History 4: Local AiREAS Eindhoven

AiREAS - Eindhoven

Full commitment

After the stressful, confrontational session in June, the AiREAS group had taken full responsibility and organized itself. The date for the announcement had been set on October 11th, 2012. VP and co-founder Marco van Lochem managed the organization and chaired the formal global announcement. The video material is again in Dutch. The happening occurred in the city hall, occupying the entire council theater. All kinds of people were invited from other regions, the original national participants from the first AiREAS encounter in June 2011, etc.

The first speaker invited to give some background was founder Jean-Paul Close. He had stepped into the background to allow the group process to deploy itself to the full.

His speech was emotional. He reflected about his personal choice to initiate the process of change in order to pass a society on to his children that respects and enhances human values. It had taken over a decade to come to this day in which all significant members of a complex society announced to take responsibility together to co-create a healthy community instead of just financial benefits.

The second speaker was the brave city councilor Mary-Ann Schreurs who had sent the brief first connecting message “Yes! We want this” 15 months earlier.

Her speech reflected about the word “responsibility” mentioned by Jean-Paul. She argued that you may want to take responsibility but also need to be able to do so. It is not just a matter of choice but also need, guts, opportunity and room for execution. Every single partner in the process had gone in their own way through this and today they had all together arrived at this point, which made the process so unique.

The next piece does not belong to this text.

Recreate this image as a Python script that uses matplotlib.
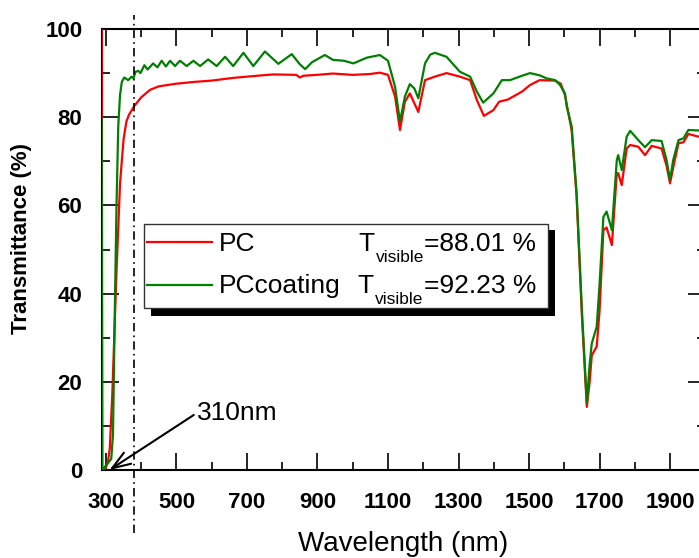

Only two days prior to the formal encounter the city council had finally overcome all the expected and unexpected internal impediments and formally approved the investment. It had been a nerve wrecking experience for the people in charge internally. During the encounter they could eye now relaxed, relieved and proud of themselves. The smiles show their feelings, especially when we contrast it with the tension in June. All obstacles had been concurred and happiness was great.

This shows also in the next video in which journalist and interviewer Debbie Langelaan asks the diversity of partners about their commitment.

At the table are executives from local government (city and province), technology (Philips, ECN and Imtech) and participating universities (eg. Alfred Stein from Twente). Most impressive is the fact that all have answered to the civilian call to take responsibility together for the healthy city development by facilitating the process with policy, money, technology and scientific knowledge.

Conclusion
The entire process had been both dramatic, exciting and nerve wrecking. But in the end every one agreed that it had been done in record time of 2 years. If we compare that with traditional project lead times in political and economical arenas, involving democratic decision making processes, tender spec development, consultancy work, lobbies, public tendering, etc we reduced an average of 30 years to just 2. In addition, for the first time in 200 years “health and environment” had been put on the agenda in a world where consequence driven healthcare had been dominant. There was a lot to be satisfied about that day, a true celebration.

But now we needed to get to work and make it happen. The operational phase had started and now we needed to prove that we could indeed work together in co-creation.